Written instruction | Locate the line bearing "Rebuild this chart" in the material below, then reproduce it and each following line up to and including the line bearing "plotB + 5);".

[Data items]

++++++++

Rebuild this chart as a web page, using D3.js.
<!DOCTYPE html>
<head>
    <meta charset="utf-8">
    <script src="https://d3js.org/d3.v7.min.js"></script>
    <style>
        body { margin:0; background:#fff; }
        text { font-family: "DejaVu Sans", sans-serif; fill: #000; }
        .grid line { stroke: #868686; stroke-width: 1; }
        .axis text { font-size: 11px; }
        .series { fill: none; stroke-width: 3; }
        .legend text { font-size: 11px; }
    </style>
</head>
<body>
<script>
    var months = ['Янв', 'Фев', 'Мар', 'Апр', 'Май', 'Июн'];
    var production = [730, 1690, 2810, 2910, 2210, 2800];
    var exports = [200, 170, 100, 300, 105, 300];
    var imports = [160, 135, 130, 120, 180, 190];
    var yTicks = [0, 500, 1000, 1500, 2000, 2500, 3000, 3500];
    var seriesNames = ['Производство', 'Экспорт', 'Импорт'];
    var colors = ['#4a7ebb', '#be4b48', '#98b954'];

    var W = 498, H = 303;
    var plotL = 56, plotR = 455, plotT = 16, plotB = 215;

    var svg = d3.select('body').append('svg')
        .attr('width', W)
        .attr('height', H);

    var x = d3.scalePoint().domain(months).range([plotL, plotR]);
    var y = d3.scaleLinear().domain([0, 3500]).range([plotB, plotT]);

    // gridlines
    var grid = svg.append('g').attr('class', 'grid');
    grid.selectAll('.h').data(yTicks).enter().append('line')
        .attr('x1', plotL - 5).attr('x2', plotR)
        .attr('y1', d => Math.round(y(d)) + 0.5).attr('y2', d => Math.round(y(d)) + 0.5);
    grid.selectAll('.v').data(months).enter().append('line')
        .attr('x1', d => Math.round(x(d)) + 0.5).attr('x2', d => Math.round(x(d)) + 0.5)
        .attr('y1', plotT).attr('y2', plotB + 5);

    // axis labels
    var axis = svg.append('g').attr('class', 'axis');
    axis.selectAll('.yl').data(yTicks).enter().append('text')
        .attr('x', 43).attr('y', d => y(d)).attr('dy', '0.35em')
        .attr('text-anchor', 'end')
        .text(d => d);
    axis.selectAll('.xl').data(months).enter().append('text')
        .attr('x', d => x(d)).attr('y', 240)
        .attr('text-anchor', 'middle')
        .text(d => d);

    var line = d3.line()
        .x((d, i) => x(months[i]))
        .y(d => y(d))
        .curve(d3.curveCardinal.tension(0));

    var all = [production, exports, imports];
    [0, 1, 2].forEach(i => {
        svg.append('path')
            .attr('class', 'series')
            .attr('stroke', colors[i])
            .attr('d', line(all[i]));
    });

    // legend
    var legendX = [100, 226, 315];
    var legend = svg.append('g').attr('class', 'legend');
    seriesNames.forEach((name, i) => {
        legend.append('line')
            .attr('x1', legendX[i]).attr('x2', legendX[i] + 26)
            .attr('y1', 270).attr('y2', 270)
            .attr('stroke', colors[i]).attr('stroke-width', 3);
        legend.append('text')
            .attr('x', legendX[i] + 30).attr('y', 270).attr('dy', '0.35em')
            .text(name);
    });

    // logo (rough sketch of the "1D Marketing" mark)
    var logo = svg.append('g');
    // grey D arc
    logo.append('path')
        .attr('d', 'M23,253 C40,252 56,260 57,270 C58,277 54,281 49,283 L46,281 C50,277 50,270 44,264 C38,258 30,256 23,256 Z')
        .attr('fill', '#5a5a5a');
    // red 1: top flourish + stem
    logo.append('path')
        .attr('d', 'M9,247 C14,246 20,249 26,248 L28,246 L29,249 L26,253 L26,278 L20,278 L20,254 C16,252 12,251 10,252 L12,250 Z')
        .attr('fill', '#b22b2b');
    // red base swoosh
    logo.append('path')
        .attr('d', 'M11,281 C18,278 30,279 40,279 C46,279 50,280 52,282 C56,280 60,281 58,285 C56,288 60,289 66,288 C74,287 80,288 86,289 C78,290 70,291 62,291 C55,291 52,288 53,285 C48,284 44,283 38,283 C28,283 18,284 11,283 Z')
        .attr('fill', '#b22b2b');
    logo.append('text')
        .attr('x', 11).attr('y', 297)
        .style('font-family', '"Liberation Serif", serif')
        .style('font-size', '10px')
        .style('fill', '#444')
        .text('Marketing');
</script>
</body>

++++++++

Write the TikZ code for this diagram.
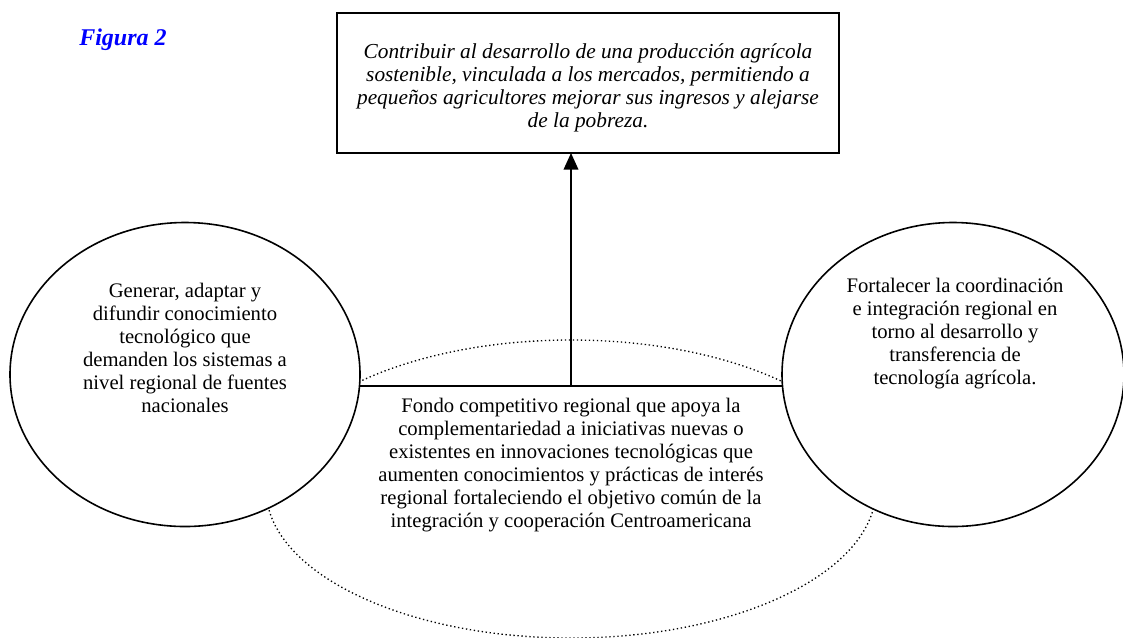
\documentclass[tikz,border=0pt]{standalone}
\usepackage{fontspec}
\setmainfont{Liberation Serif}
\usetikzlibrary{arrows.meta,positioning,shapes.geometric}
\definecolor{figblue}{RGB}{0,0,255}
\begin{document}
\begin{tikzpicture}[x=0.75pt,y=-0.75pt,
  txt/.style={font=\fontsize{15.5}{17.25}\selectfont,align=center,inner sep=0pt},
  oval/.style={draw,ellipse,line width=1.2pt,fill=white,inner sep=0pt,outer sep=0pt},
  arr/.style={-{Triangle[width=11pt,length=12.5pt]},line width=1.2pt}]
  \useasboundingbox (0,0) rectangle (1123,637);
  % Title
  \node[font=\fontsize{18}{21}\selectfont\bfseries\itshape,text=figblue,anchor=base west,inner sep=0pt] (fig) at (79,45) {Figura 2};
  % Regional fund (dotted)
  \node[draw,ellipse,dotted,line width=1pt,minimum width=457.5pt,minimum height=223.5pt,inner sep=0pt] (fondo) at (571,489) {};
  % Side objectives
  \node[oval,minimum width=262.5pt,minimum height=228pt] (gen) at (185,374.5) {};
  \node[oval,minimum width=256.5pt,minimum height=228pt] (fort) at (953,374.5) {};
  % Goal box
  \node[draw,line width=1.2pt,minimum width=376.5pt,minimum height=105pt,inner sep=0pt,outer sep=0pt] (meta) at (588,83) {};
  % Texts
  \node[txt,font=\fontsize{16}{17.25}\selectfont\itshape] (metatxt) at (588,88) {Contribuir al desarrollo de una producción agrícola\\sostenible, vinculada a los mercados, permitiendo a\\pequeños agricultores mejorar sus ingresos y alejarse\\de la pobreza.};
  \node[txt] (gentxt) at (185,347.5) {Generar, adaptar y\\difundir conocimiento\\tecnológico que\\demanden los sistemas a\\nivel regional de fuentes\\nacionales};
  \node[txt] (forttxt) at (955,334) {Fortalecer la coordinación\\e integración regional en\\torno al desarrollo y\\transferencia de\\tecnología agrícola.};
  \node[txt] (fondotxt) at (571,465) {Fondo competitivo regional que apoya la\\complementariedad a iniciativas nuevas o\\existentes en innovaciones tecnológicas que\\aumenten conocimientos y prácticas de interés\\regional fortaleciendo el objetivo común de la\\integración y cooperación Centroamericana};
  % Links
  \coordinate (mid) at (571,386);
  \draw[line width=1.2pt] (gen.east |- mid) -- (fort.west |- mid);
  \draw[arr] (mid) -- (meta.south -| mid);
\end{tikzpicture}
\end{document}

++++++++

Response below |
Rebuild this chart as a web page, using D3.js.
<!DOCTYPE html>
<head>
    <meta charset="utf-8">
    <script src="https://d3js.org/d3.v7.min.js"></script>
    <style>
        body { margin:0; background:#fff; }
        text { font-family: "DejaVu Sans", sans-serif; fill: #000; }
        .grid line { stroke: #868686; stroke-width: 1; }
        .axis text { font-size: 11px; }
        .series { fill: none; stroke-width: 3; }
        .legend text { font-size: 11px; }
    </style>
</head>
<body>
<script>
    var months = ['Янв', 'Фев', 'Мар', 'Апр', 'Май', 'Июн'];
    var production = [730, 1690, 2810, 2910, 2210, 2800];
    var exports = [200, 170, 100, 300, 105, 300];
    var imports = [160, 135, 130, 120, 180, 190];
    var yTicks = [0, 500, 1000, 1500, 2000, 2500, 3000, 3500];
    var seriesNames = ['Производство', 'Экспорт', 'Импорт'];
    var colors = ['#4a7ebb', '#be4b48', '#98b954'];

    var W = 498, H = 303;
    var plotL = 56, plotR = 455, plotT = 16, plotB = 215;

    var svg = d3.select('body').append('svg')
        .attr('width', W)
        .attr('height', H);

    var x = d3.scalePoint().domain(months).range([plotL, plotR]);
    var y = d3.scaleLinear().domain([0, 3500]).range([plotB, plotT]);

    // gridlines
    var grid = svg.append('g').attr('class', 'grid');
    grid.selectAll('.h').data(yTicks).enter().append('line')
        .attr('x1', plotL - 5).attr('x2', plotR)
        .attr('y1', d => Math.round(y(d)) + 0.5).attr('y2', d => Math.round(y(d)) + 0.5);
    grid.selectAll('.v').data(months).enter().append('line')
        .attr('x1', d => Math.round(x(d)) + 0.5).attr('x2', d => Math.round(x(d)) + 0.5)
        .attr('y1', plotT).attr('y2', plotB + 5);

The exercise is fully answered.